Contre l’option d’une évolution « douce » du Parti socialiste, Mélenchon et Macron ont décidé d’offrir l’hypothèse de la rupture, chacun à sa façon, contradictoire l’une de l’autre. Leur dynamique dans les sondages a très vite suggéré qu’ils avaient raison de le faire. Le roi socialiste est nu. Il va chercher à limiter la casse. Mais son hégémonie de trente-cinq années est révolue.
Une fenêtre historique pour la gauche
Le socialisme mitterrandien fut la dernière grande tentative sociale-démocrate française du XXe siècle. Or nous avons changé de siècle. La mise à l’écart du PCF le suggérait depuis longtemps. L’essoufflement accéléré du PS le confirme. Le vieux courant populaire, démocratique, de souche révolutionnaire, lui, reste vivant et les déboires de l’exécutif socialiste en sont une preuve vivifiante.

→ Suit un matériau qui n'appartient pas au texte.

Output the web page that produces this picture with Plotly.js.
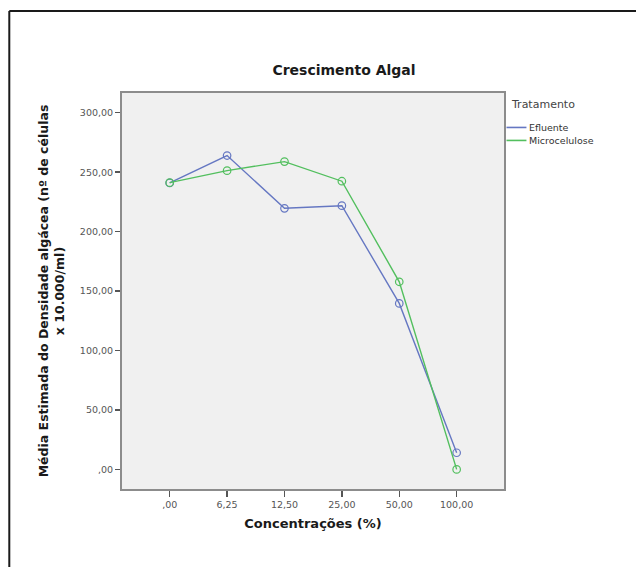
<!DOCTYPE html>
<html>
<head>
<meta charset="utf-8">
<script src="https://cdn.plot.ly/plotly-3.0.1.min.js"></script>
<style>html,body{margin:0;padding:0;background:#fff;}#chart{width:636px;height:567px;}</style>
</head>
<body>
<div id="chart"></div>
<script>
// Data
const categories = [',00', '6,25', '12,50', '25,00', '50,00', '100,00'];
const efluente = [241.0, 264.0, 219.6, 221.8, 139.6, 14.0];
const microcelulose = [241.2, 251.3, 258.9, 242.4, 157.8, 0.0];
const yTickVals = [0, 50, 100, 150, 200, 250, 300];
const yTickText = [',00', '50,00', '100,00', '150,00', '200,00', '250,00', '300,00'];
const seriesNames = ['Efluente', 'Microcelulose'];
const legendTitle = 'Tratamento';

const W = 636, H = 567;
const L = 121.5, R = 504.5, T = 92.5, B = 489;
const px = x => (x - L) / (R - L);
const py = y => (B - y) / (B - T);

const blue = '#6577c2';
const green = '#52bf5e';
const FONT = 'DejaVu Sans, Arial, sans-serif';

const traces = [
  {x: categories, y: efluente, name: seriesNames[0], type: 'scatter', mode: 'lines+markers',
   line: {color: blue, width: 1.4}, marker: {symbol: 'circle-open', size: 7.5, color: blue, line: {width: 1.2, color: blue}}},
  {x: categories, y: microcelulose, name: seriesNames[1], type: 'scatter', mode: 'lines+markers',
   line: {color: green, width: 1.4}, marker: {symbol: 'circle-open', size: 7.5, color: green, line: {width: 1.2, color: green}}}
];

const layout = {
  width: W, height: H,
  margin: {l: L, r: W - R, t: T, b: H - B, pad: 0},
  paper_bgcolor: '#ffffff',
  plot_bgcolor: '#f0f0f0',
  showlegend: false,
  font: {family: FONT, color: '#333'},
  title: {text: '<b>Crescimento Algal</b>', x: 344 / W, xanchor: 'center', y: 1 - 70 / H, yanchor: 'middle',
          font: {family: FONT, size: 14, color: '#1a1a1a'}},
  xaxis: {
    type: 'category', range: [-0.831, 5.825], showgrid: false, zeroline: false,
    showline: true, linecolor: '#8c8c8c', linewidth: 2, mirror: true,
    ticks: 'outside', ticklen: 6, tickwidth: 1.5, tickcolor: '#555',
    tickfont: {family: FONT, size: 9.5, color: '#555'},
    title: {text: '<b>Concentrações (%)</b>', standoff: 9, font: {family: FONT, size: 13, color: '#1a1a1a'}}
  },
  yaxis: {
    range: [-16.5, 316.6], showgrid: false, zeroline: false,
    showline: true, linecolor: '#8c8c8c', linewidth: 2, mirror: true,
    ticks: 'outside', ticklen: 5, tickwidth: 1.5, tickcolor: '#555',
    tickvals: yTickVals, ticktext: yTickText,
    tickfont: {family: FONT, size: 9.5, color: '#555'},
    title: {text: '<b>Média Estimada do Densidade algácea (nº de células<br>x 10.000/ml)</b>', standoff: 12,
            font: {family: FONT, size: 12.5, color: '#1a1a1a'}}
  },
  shapes: [
    // outer frame (top and left edges)
    {type: 'line', xref: 'paper', yref: 'paper', x0: px(8.5), x1: px(640), y0: py(10.5), y1: py(10.5), line: {color: '#1a1a1a', width: 2}},
    {type: 'line', xref: 'paper', yref: 'paper', x0: px(8.5), x1: px(8.5), y0: py(10.5), y1: py(570), line: {color: '#1a1a1a', width: 2}},
    // legend samples
    {type: 'line', xref: 'paper', yref: 'paper', x0: px(507), x1: px(527), y0: py(127), y1: py(127), line: {color: blue, width: 1.6}},
    {type: 'line', xref: 'paper', yref: 'paper', x0: px(507), x1: px(527), y0: py(140), y1: py(140), line: {color: green, width: 1.6}}
  ],
  annotations: [
    {text: legendTitle, xref: 'paper', yref: 'paper', x: px(510), y: py(104), xanchor: 'left', yanchor: 'middle',
     showarrow: false, font: {family: FONT, size: 11, color: '#444'}},
    {text: seriesNames[0], xref: 'paper', yref: 'paper', x: px(528), y: py(127), xanchor: 'left', yanchor: 'middle',
     showarrow: false, font: {family: FONT, size: 9.5, color: '#333'}},
    {text: seriesNames[1], xref: 'paper', yref: 'paper', x: px(528), y: py(140), xanchor: 'left', yanchor: 'middle',
     showarrow: false, font: {family: FONT, size: 9.5, color: '#333'}}
  ]
};

Plotly.newPlot('chart', traces, layout, {staticPlot: true, displayModeBar: false});
</script>
</body>
</html>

Il reste à confirmer dans les urnes la fenêtre historique que les électeurs de gauche peuvent décider d’ouvrir. Depuis la fin des années 1970, l’hégémonie socialiste à minoré le poids de la tradition de critique sociale la plus radicale. 2017 peut remettre les pendules à l’heure. La séquence électorale de 2017 dira qui, de l’option de gauche et de l’option démocrate, emportera le plus de suffrages. Cela se mesurera à la présidentielle, autour du vote Mélenchon. Et cela se décidera aussi aux législatives qui suivent et qu’il serait suicidaire de manquer.
Dans la foulée, une fois refermée la séquence électorale, se posera alors l’enjeu non encore résolu : celui d’une force politique neuve, populaire et plurielle, qui donne majorité au projet d’égalité, de citoyenneté et de solidarité, sans lequel la gauche est infirme et le peuple sans souveraineté.